The CDI unless you have expensive testing equipment, the best way to test is by simple replacement, borrow one from a friends set up that you know to work correctly, and try again
If the readings are correct on the stator, but you have swap tested the CDI with one that is known to work, turn your attention back to the stator.

You will need to inspect it this time, as on certain faults such as when cold its fine, when hot it plays up, these may or may not give correct readings.

The most comon faults on SIL electronic stators are as follows

1) The flywheels are not unknown to be slight out of true, this can cause the flywheel to "hit" or rub up against the black pick up box. This causes damage on the pick up, and thus it does not send out a signal to spark. Replace, making sure it has no chance of touching the flywheel, but still needs to be close enough to the magnets of the flywheel to create power.

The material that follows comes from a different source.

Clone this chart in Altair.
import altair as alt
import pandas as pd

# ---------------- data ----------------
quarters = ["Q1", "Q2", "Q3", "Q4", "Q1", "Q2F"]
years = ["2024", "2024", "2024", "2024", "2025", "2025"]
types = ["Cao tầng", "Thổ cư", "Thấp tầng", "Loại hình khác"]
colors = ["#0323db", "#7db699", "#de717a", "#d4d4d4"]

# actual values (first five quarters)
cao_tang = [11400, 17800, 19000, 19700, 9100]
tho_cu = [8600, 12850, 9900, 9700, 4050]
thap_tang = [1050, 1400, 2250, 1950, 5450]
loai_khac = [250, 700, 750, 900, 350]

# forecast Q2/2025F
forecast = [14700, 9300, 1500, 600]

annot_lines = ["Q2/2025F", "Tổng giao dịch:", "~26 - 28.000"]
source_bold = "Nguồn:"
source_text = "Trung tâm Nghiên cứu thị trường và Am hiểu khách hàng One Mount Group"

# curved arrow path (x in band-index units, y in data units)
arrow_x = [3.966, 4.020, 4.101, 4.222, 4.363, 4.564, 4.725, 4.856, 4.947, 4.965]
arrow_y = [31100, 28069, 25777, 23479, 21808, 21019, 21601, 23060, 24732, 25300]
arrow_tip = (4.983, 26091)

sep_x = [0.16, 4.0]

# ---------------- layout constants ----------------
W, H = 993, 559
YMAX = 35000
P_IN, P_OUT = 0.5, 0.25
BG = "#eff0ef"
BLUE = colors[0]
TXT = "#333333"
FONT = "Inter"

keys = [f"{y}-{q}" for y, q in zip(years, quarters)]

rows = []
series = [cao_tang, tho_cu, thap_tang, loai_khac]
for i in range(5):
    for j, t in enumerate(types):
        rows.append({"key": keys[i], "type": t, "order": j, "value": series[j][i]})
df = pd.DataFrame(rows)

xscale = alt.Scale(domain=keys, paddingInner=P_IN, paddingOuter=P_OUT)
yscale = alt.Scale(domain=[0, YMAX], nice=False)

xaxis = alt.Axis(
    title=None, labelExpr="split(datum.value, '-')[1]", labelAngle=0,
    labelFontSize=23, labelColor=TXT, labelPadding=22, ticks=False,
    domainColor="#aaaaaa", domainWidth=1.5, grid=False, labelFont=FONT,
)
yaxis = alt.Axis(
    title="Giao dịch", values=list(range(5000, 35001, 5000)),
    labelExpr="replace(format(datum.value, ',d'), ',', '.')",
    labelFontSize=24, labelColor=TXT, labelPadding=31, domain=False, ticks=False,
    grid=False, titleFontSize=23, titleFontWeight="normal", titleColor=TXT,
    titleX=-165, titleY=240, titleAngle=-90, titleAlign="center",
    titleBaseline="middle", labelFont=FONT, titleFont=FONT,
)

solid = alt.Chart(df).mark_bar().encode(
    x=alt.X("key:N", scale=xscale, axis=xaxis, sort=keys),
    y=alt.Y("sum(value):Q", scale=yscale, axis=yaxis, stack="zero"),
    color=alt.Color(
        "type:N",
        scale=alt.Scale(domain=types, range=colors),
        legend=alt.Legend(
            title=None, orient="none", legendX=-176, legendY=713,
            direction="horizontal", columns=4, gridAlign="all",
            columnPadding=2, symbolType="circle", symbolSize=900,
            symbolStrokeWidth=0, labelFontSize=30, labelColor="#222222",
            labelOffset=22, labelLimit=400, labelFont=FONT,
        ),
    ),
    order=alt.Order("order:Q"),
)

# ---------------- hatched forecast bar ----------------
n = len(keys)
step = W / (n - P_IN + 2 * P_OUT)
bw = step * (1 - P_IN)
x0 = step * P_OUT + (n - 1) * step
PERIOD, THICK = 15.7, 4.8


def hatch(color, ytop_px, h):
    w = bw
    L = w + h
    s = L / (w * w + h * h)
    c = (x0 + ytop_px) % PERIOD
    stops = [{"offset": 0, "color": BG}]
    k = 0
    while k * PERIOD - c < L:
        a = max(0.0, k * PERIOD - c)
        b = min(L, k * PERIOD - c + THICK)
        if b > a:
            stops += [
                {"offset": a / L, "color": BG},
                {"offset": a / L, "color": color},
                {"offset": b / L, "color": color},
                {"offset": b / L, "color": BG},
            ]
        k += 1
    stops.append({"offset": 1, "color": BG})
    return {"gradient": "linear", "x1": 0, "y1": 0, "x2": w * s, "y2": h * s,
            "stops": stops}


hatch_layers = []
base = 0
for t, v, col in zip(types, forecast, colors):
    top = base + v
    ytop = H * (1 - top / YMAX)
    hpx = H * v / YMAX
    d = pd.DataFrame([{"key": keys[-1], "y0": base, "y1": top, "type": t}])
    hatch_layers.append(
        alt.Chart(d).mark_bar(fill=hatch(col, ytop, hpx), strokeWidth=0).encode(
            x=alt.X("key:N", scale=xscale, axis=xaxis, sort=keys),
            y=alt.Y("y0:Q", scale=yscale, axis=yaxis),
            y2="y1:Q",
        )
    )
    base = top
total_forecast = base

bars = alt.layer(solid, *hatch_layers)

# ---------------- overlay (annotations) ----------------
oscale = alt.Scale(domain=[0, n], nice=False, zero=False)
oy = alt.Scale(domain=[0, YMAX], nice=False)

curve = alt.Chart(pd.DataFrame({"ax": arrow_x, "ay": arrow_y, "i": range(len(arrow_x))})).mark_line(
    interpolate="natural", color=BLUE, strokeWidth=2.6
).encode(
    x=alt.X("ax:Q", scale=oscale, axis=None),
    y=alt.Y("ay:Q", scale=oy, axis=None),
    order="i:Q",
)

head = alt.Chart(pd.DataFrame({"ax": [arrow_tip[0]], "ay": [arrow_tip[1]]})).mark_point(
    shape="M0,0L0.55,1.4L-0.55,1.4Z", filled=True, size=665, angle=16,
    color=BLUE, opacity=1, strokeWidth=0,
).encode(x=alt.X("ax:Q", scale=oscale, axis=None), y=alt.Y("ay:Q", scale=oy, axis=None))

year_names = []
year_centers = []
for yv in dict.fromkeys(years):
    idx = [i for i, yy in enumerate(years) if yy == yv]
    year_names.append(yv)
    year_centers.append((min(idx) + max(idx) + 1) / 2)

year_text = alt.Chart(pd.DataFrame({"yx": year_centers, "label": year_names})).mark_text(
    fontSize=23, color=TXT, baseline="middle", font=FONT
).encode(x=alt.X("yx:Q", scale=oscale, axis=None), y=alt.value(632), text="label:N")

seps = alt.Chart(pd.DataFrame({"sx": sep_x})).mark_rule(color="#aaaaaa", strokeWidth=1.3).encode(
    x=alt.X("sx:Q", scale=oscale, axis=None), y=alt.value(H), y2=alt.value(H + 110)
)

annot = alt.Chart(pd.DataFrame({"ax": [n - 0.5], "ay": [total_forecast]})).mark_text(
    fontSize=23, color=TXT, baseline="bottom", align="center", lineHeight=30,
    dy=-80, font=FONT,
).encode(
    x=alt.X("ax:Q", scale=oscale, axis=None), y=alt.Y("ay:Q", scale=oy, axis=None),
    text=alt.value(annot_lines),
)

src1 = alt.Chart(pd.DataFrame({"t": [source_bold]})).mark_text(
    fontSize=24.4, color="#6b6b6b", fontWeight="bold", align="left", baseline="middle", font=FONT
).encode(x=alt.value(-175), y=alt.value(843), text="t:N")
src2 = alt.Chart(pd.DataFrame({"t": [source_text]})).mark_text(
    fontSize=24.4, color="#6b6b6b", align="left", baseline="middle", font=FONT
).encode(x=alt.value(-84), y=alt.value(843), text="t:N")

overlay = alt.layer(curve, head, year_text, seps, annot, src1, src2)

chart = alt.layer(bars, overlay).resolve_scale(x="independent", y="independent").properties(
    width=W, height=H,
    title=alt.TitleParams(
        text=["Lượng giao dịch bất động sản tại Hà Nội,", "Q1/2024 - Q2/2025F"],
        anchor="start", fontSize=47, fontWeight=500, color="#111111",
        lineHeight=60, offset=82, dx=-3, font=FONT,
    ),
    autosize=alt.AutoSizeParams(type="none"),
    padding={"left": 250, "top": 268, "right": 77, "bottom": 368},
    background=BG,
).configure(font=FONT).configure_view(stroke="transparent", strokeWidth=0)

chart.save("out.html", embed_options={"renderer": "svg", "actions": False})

2) Where the Green is soildered onto the Low Tension (LT) coil, it is done so through the black plastic surround of the windings. It is not uncomon for the black plastic to be to high, when the flywheel rotates, it clips the black plastic, and loosens the Green wiring giving intermitant connection or total loss.

3) Wires can get trapped when fitting under the stator, or by the wire retaining clip. Check for damage.

4) The LT coil itself can have cracks or small breaks in its windings, this is very hard to spot. Even if you carry out a continuaty test, it does not always show up as being faulty, but it can be enough of a break to stop your scooter running correctly. Test from hot and cold, if in doubt replace.

5) The quality of the soildered joints can sometimes be poor, or dry. Dry joints in soildering will always give you problems, unsoilder and re soilder all joints is the only cure!